» Dataset section
begin
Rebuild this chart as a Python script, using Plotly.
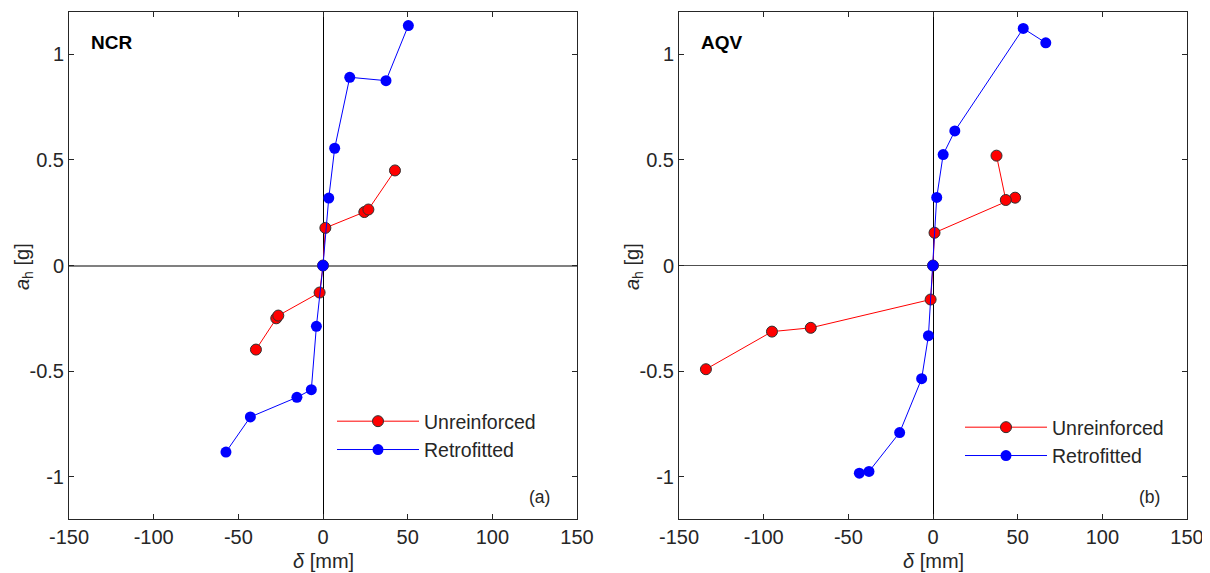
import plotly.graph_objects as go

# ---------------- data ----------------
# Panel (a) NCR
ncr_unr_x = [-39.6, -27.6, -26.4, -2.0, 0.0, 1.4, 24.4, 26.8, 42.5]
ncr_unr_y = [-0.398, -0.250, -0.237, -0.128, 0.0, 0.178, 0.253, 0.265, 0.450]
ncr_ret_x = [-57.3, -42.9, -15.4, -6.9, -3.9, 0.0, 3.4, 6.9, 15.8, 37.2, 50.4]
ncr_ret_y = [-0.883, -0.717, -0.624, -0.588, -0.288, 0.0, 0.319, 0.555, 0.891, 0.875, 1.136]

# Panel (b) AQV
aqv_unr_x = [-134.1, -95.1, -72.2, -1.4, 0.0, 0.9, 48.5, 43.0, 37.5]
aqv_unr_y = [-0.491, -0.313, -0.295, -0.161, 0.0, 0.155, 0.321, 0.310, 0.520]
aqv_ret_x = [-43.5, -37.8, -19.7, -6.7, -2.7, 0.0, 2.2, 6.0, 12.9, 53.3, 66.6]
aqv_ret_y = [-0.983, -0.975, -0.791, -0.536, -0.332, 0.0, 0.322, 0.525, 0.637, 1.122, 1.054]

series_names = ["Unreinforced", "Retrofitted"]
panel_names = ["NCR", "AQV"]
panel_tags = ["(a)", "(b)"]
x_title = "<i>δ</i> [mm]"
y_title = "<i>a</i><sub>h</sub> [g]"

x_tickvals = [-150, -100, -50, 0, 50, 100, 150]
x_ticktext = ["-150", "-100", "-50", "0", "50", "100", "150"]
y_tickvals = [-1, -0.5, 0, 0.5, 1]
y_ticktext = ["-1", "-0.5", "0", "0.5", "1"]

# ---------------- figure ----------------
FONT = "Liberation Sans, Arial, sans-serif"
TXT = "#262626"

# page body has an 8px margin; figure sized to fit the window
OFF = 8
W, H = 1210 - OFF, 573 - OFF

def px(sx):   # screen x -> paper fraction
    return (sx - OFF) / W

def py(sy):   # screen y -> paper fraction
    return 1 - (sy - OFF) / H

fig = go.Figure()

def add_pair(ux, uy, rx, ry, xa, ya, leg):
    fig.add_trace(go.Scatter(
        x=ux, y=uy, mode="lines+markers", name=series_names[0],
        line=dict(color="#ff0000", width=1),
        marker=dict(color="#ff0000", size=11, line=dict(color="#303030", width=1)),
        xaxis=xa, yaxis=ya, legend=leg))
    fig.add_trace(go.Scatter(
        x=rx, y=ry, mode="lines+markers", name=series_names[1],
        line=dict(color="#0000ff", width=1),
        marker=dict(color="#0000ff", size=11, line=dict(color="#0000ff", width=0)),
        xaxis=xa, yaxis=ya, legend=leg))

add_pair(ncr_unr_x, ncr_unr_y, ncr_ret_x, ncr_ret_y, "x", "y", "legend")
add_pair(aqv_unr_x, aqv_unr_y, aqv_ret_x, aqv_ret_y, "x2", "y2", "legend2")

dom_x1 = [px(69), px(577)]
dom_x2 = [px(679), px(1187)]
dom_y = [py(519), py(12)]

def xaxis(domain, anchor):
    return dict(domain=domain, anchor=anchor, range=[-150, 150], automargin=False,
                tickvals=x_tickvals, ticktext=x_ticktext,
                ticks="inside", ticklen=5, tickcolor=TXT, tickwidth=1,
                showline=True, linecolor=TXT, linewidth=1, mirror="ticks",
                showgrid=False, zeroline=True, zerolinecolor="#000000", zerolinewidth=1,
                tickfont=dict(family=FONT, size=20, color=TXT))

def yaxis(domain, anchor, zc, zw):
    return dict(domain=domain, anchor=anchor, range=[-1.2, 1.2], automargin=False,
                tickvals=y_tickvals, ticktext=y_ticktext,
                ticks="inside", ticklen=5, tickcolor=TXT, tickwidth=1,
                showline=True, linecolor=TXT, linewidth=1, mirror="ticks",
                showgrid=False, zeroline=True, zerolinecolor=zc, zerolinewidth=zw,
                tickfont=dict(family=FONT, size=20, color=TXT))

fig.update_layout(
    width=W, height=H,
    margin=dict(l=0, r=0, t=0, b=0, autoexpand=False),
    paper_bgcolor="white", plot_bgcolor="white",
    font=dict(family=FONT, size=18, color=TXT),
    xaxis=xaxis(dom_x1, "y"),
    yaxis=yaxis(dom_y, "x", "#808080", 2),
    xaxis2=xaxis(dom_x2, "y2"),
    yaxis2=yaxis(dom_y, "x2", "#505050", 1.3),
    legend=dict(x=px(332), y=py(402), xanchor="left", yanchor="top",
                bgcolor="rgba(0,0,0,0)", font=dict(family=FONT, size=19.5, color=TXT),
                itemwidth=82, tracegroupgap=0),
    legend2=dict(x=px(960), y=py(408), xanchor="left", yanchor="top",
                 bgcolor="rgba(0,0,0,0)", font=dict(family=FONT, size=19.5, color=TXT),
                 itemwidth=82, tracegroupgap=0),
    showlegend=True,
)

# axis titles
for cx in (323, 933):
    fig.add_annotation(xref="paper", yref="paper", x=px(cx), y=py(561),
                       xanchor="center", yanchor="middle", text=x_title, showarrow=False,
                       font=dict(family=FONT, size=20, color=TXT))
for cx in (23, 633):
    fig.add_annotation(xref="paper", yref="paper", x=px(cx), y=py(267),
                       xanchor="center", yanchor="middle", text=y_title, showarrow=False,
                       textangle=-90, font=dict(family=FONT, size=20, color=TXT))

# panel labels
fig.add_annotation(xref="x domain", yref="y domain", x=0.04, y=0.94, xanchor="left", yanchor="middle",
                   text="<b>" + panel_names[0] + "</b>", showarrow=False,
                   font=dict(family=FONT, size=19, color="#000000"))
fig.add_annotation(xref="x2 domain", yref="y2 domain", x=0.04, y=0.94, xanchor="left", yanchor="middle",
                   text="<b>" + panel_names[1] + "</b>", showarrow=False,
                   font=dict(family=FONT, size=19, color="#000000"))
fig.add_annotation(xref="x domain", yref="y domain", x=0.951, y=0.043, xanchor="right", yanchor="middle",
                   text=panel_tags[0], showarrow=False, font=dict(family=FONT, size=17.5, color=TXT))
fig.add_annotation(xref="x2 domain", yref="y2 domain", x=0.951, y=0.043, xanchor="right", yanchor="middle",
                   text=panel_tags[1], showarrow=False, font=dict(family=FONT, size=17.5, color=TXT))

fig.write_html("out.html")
end
» Instruction
Retype the listing exactly. Pictures do not belong in the copy.

» Output of the task
Rebuild this chart as a Python script, using Plotly.
import plotly.graph_objects as go

# ---------------- data ----------------
# Panel (a) NCR
ncr_unr_x = [-39.6, -27.6, -26.4, -2.0, 0.0, 1.4, 24.4, 26.8, 42.5]
ncr_unr_y = [-0.398, -0.250, -0.237, -0.128, 0.0, 0.178, 0.253, 0.265, 0.450]
ncr_ret_x = [-57.3, -42.9, -15.4, -6.9, -3.9, 0.0, 3.4, 6.9, 15.8, 37.2, 50.4]
ncr_ret_y = [-0.883, -0.717, -0.624, -0.588, -0.288, 0.0, 0.319, 0.555, 0.891, 0.875, 1.136]

# Panel (b) AQV
aqv_unr_x = [-134.1, -95.1, -72.2, -1.4, 0.0, 0.9, 48.5, 43.0, 37.5]
aqv_unr_y = [-0.491, -0.313, -0.295, -0.161, 0.0, 0.155, 0.321, 0.310, 0.520]
aqv_ret_x = [-43.5, -37.8, -19.7, -6.7, -2.7, 0.0, 2.2, 6.0, 12.9, 53.3, 66.6]
aqv_ret_y = [-0.983, -0.975, -0.791, -0.536, -0.332, 0.0, 0.322, 0.525, 0.637, 1.122, 1.054]

series_names = ["Unreinforced", "Retrofitted"]
panel_names = ["NCR", "AQV"]
panel_tags = ["(a)", "(b)"]
x_title = "<i>δ</i> [mm]"
y_title = "<i>a</i><sub>h</sub> [g]"

x_tickvals = [-150, -100, -50, 0, 50, 100, 150]
x_ticktext = ["-150", "-100", "-50", "0", "50", "100", "150"]
y_tickvals = [-1, -0.5, 0, 0.5, 1]
y_ticktext = ["-1", "-0.5", "0", "0.5", "1"]

# ---------------- figure ----------------
FONT = "Liberation Sans, Arial, sans-serif"
TXT = "#262626"

# page body has an 8px margin; figure sized to fit the window
OFF = 8
W, H = 1210 - OFF, 573 - OFF

def px(sx):   # screen x -> paper fraction
    return (sx - OFF) / W

def py(sy):   # screen y -> paper fraction
    return 1 - (sy - OFF) / H

fig = go.Figure()

def add_pair(ux, uy, rx, ry, xa, ya, leg):
    fig.add_trace(go.Scatter(
        x=ux, y=uy, mode="lines+markers", name=series_names[0],
        line=dict(color="#ff0000", width=1),
        marker=dict(color="#ff0000", size=11, line=dict(color="#303030", width=1)),
        xaxis=xa, yaxis=ya, legend=leg))
    fig.add_trace(go.Scatter(
        x=rx, y=ry, mode="lines+markers", name=series_names[1],
        line=dict(color="#0000ff", width=1),
        marker=dict(color="#0000ff", size=11, line=dict(color="#0000ff", width=0)),
        xaxis=xa, yaxis=ya, legend=leg))

add_pair(ncr_unr_x, ncr_unr_y, ncr_ret_x, ncr_ret_y, "x", "y", "legend")
add_pair(aqv_unr_x, aqv_unr_y, aqv_ret_x, aqv_ret_y, "x2", "y2", "legend2")

dom_x1 = [px(69), px(577)]
dom_x2 = [px(679), px(1187)]
dom_y = [py(519), py(12)]

def xaxis(domain, anchor):
    return dict(domain=domain, anchor=anchor, range=[-150, 150], automargin=False,
                tickvals=x_tickvals, ticktext=x_ticktext,
                ticks="inside", ticklen=5, tickcolor=TXT, tickwidth=1,
                showline=True, linecolor=TXT, linewidth=1, mirror="ticks",
                showgrid=False, zeroline=True, zerolinecolor="#000000", zerolinewidth=1,
                tickfont=dict(family=FONT, size=20, color=TXT))

def yaxis(domain, anchor, zc, zw):
    return dict(domain=domain, anchor=anchor, range=[-1.2, 1.2], automargin=False,
                tickvals=y_tickvals, ticktext=y_ticktext,
                ticks="inside", ticklen=5, tickcolor=TXT, tickwidth=1,
                showline=True, linecolor=TXT, linewidth=1, mirror="ticks",
                showgrid=False, zeroline=True, zerolinecolor=zc, zerolinewidth=zw,
                tickfont=dict(family=FONT, size=20, color=TXT))

fig.update_layout(
    width=W, height=H,
    margin=dict(l=0, r=0, t=0, b=0, autoexpand=False),
    paper_bgcolor="white", plot_bgcolor="white",
    font=dict(family=FONT, size=18, color=TXT),
    xaxis=xaxis(dom_x1, "y"),
    yaxis=yaxis(dom_y, "x", "#808080", 2),
    xaxis2=xaxis(dom_x2, "y2"),
    yaxis2=yaxis(dom_y, "x2", "#505050", 1.3),
    legend=dict(x=px(332), y=py(402), xanchor="left", yanchor="top",
                bgcolor="rgba(0,0,0,0)", font=dict(family=FONT, size=19.5, color=TXT),
                itemwidth=82, tracegroupgap=0),
    legend2=dict(x=px(960), y=py(408), xanchor="left", yanchor="top",
                 bgcolor="rgba(0,0,0,0)", font=dict(family=FONT, size=19.5, color=TXT),
                 itemwidth=82, tracegroupgap=0),
    showlegend=True,
)

# axis titles
for cx in (323, 933):
    fig.add_annotation(xref="paper", yref="paper", x=px(cx), y=py(561),
                       xanchor="center", yanchor="middle", text=x_title, showarrow=False,
                       font=dict(family=FONT, size=20, color=TXT))
for cx in (23, 633):
    fig.add_annotation(xref="paper", yref="paper", x=px(cx), y=py(267),
                       xanchor="center", yanchor="middle", text=y_title, showarrow=False,
                       textangle=-90, font=dict(family=FONT, size=20, color=TXT))

# panel labels
fig.add_annotation(xref="x domain", yref="y domain", x=0.04, y=0.94, xanchor="left", yanchor="middle",
                   text="<b>" + panel_names[0] + "</b>", showarrow=False,
                   font=dict(family=FONT, size=19, color="#000000"))
fig.add_annotation(xref="x2 domain", yref="y2 domain", x=0.04, y=0.94, xanchor="left", yanchor="middle",
                   text="<b>" + panel_names[1] + "</b>", showarrow=False,
                   font=dict(family=FONT, size=19, color="#000000"))
fig.add_annotation(xref="x domain", yref="y domain", x=0.951, y=0.043, xanchor="right", yanchor="middle",
                   text=panel_tags[0], showarrow=False, font=dict(family=FONT, size=17.5, color=TXT))
fig.add_annotation(xref="x2 domain", yref="y2 domain", x=0.951, y=0.043, xanchor="right", yanchor="middle",
                   text=panel_tags[1], showarrow=False, font=dict(family=FONT, size=17.5, color=TXT))

fig.write_html("out.html")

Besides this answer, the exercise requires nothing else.